The New World in the making—British colonial influence—Dutch and Flemish furniture—American furniture makers—Some historical relics—Purely American types.

The early furniture used in America before the Declaration of Independence is frequently denoted as "Colonial." After that date it is distinguished as American, although in few instances was any distinct American characteristic developed until, of course, modern times. There were, however, some national characteristics, the result of separation by thousands of miles from the nations of Europe, and the materials which were at the disposal of American furniture makers.

It is a known fact that in many parts of the States, until quite recently, much old furniture was in use, although chiefly in the Northern States and in a lesser degree in the Southern.

There have been many admirers of antique pieces among American citizens, but it is only during recent years that collecting has been taken up in the United States of America. The first impetus to the collection of antiques was given at the Centennial Exposition in 1876, after which American visitors to Europe sought out antiques, and many of Europe's best art treasures, among them some very beautiful pieces of furniture, found their way across the Atlantic. The art museums of the States contain some very interesting specimens, especially historical, and numerous private collections are rich in examples of American furniture. The purely American furniture, that is to say that which has been made in America, although much of it must now be regarded as antique, must in the following pages be distinguished from that made in Europe and imported, although much of it was made under the direct influence of the art of those countries with which the early colonist was familiar.


The American civilisation of early days was under Spanish influence, and whatever was made on American shores was then fashioned either at the direction of Spanish discoverers and colonists or by those who, as the civilisation of Europe took hold upon them, copied the models they had seen, or followed the directions they had received.

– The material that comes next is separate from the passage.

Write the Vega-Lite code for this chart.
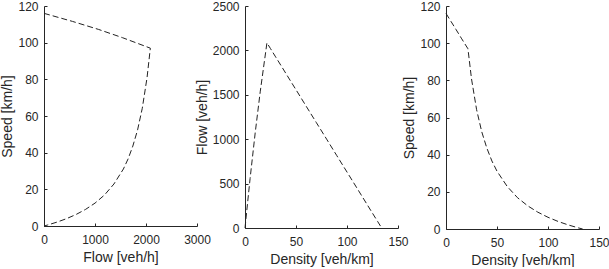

The early connection between Spain and the New World is suggestive of the Spanish influence of the days of the Renaissance on the Continent of Europe. Charles I. of Spain claimed to exercise dominion over America by right of discovery, and also in consequence of having received a grant of the " Continent of America " from Pope Alexander VI.

Spain received much treasure from the New World, including jewels and metals, and they were used to enrich the splendid pieces of furniture then being made in Spain. Doubtless some of that early cabinet work crossed the Atlantic, but American home connoisseurs of recent days have drawn their supplies of antiques from European countries.

There is especial interest in the early authentic American antiques, which include those chests and coffers which crossed over in the Mayflower. The still earlier shipments of furniture from European sources were few, for the Spaniards did not take with them furniture in their earlier expeditions ; at any rate, not to any appreciable extent. Neither did Sir Walter Raleigh take furniture with him when he tried to plant settlements in North Carolina and in Pennsylvania in 1584.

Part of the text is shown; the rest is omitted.